Horses and riders must be at peak physical condition to complete the cross-country phase. Riders condition their equine partners for months to reach the fitness required for this ultimate test. Horses must be bold and brave, while riders must carefully control the pace to finish the course in time without expending too much of the horse’s energy.

Mistakes on cross-country are costly to a rider’s final score. If a horse stops at a fence, known as a refusal or runs past a jump, known as a run-out, the pair earns 20 penalty points. A second refusal or run-out at the same obstacle is an additional 40 points and a third results in elimination. Penalty points are also earned for every extra second over optimum time.

The Third Phase – Show Jumping

The third phase, show jumping, tests horses’ and riders’ precision over a series of colorful fences made of lightweight rails which are easily knocked down. This final phase tests the stamina and recovery of the horse after the very tiring cross-country phase.
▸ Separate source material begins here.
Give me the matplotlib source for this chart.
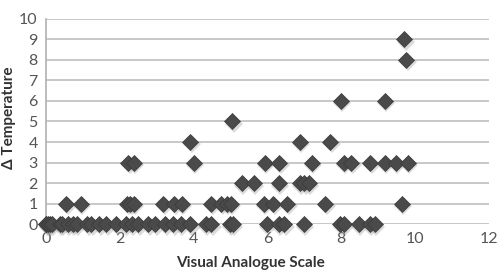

Consisting of 12 to 15 jumps in an enclosed arena, show jumping requires accurate riding as the slightest bump could cause a rail to fall, resulting in four penalty points.

Like the cross-country phase, scoring is objectively based on a horse’s ability to clear each fence on course, though, unlike cross-country, the lightweight show jumps fall easily. Knocking a rail or having a refusal or run-out results in four penalty points. The show jumping round has a time limit, and every second above that time accumulates penalty points.

Riders carry their penalty points earned in the dressage phase and any time or jump penalties accrued on the cross-country course into the final phase. This show jumping finale can be an exhilarating and heartbreaking experience for spectators as one single rail down could change the final standings dramatically. The horse-and-rider combination with the lowest score at the end of the competition earns the victory gallop.

In eventing and all equestrian Olympic sports, men and women compete alongside one another as equals.